Cleon was an Athenian politician and general in the second Peloponnesian War
Unfortunately the two largest sources for Cleon are Thucydides and Aristophanes, two men who had personal reasons to dislike him. Thucydides, was too late to save Amphipolis from the Spartans, and Cleon led the force that had him ostracised. Cleon also tried to prosecute Aristophanes, accusing him of slandering the city in front of subject allies, but really because Aristophanes insulted Cleon in front of the citizens.
His earliest act in politics that we hear of was in 431B.C. when he opposed Pericles' strategy of not fighting the invaders but instead staying behind the city walls and relying on the navy. However Pericles had too much power for Cleon to change the strategy. Cleon next appeared in 427B.C. leading one side of the Mytilene debate. The Mytilene debate took place after the Lesbian Revolt, Cleon advocated killing all the men and selling the women and children into slavery. The Athenians passed this although it was repealled the next day; this shows the violence of Cleon's character.

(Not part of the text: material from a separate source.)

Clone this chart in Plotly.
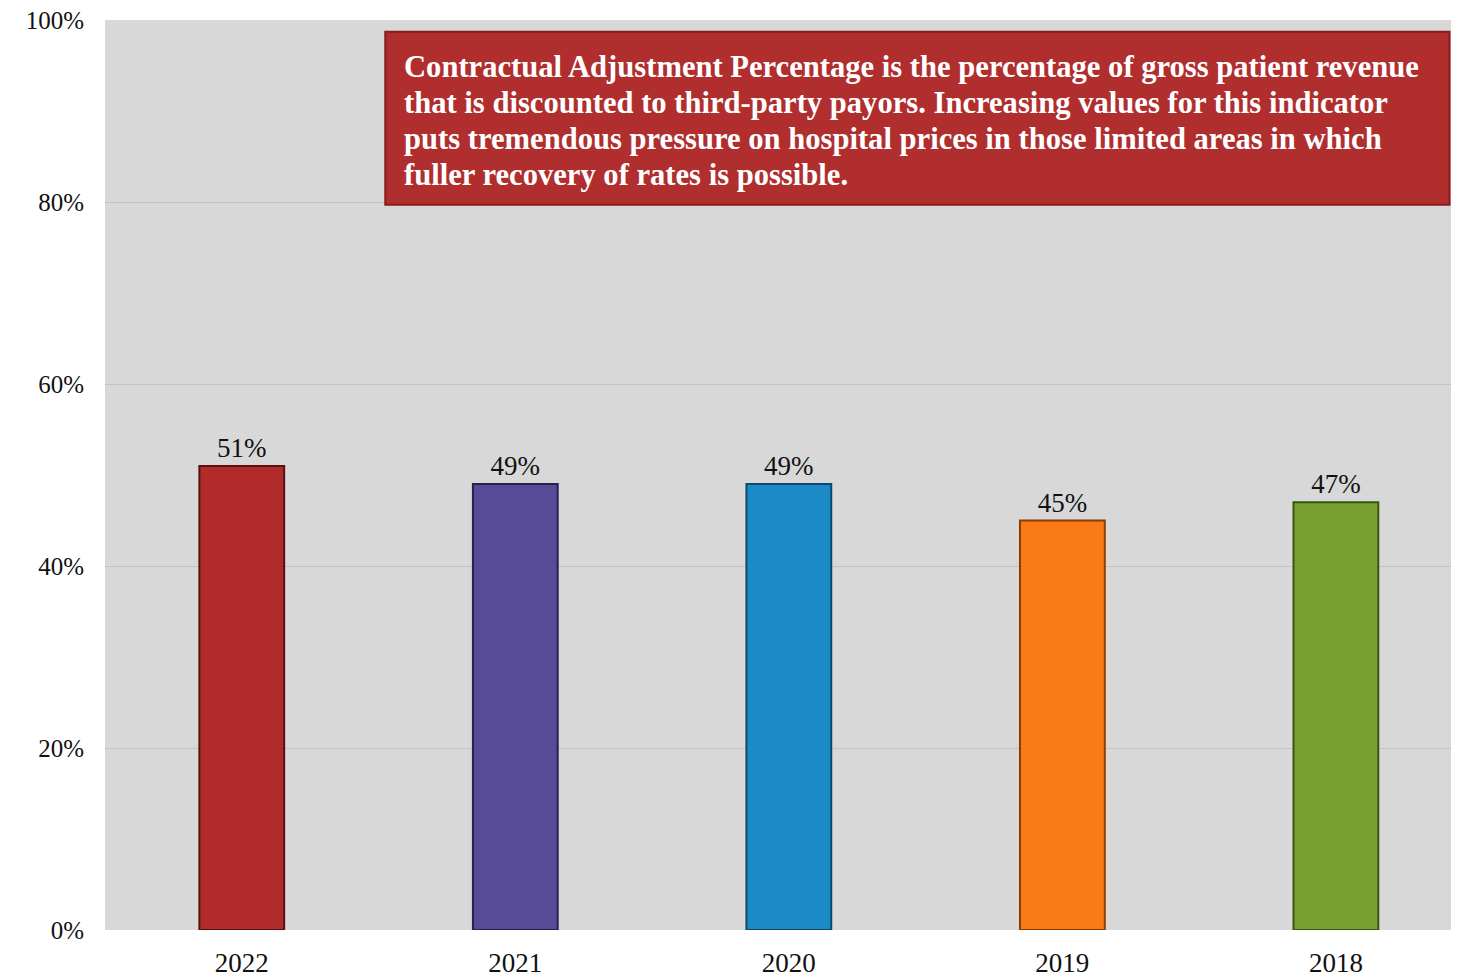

In 426B.C. Aristophanes wrote Babylonians, and Cleon attempted to prosecute him.
Cleon's most significant act was during the Pylos campaign in 425B.C. Demosthenes had encircled the Spartans on Sphacteria but the other generals were unwilling to move in and capture them. Cleon was not a general at the time and heckled the generals in the assembly. Nicias said that if Cleon thought he could do a better job he could take his generalship. Cleon accepted it and said he could do it in under twenty days. He kept his word. This was the most successful campaign for the Athenians in the Archidamian War. The same year he was involved in raising the pay for jurors from two to three obols a day. Cleon is also thought to be behind the decree reassessing the tribute collection from the allies, since it was instigated by Thoudippos, who was Cleon's son-in-law.
In 424B.C. the Spartan Brasidas captured Amphipolis, (Thucydides arriving too late to save it). Then in 423B.C. Cleon punished the citizens of Scione by executing the men and enslaving the women and children.
In 422B.C. Cleon led an expedition to counter the actions of Brasidas in Thrace. He took back several towns, and finally engaged Brasidas at Amphipolis. At Amphipolis both Cleon and Brasidas died, Thucydides implies Cleon was killed running away, although this is taken with a pinch of salt considering his dislike for Cleon.
Cleon was the first and biggest of the demagogues, he is noted for the violence of his character and his nasal voice. He was also repeatedly mocked about his father being a tanner. Cleon is often criticised for appealing to the lowest common denominator, however he was a successful general and a skilled orator, and if he was as bad as others made out it is unlikely that he would come to dominate Athenian politics as his did.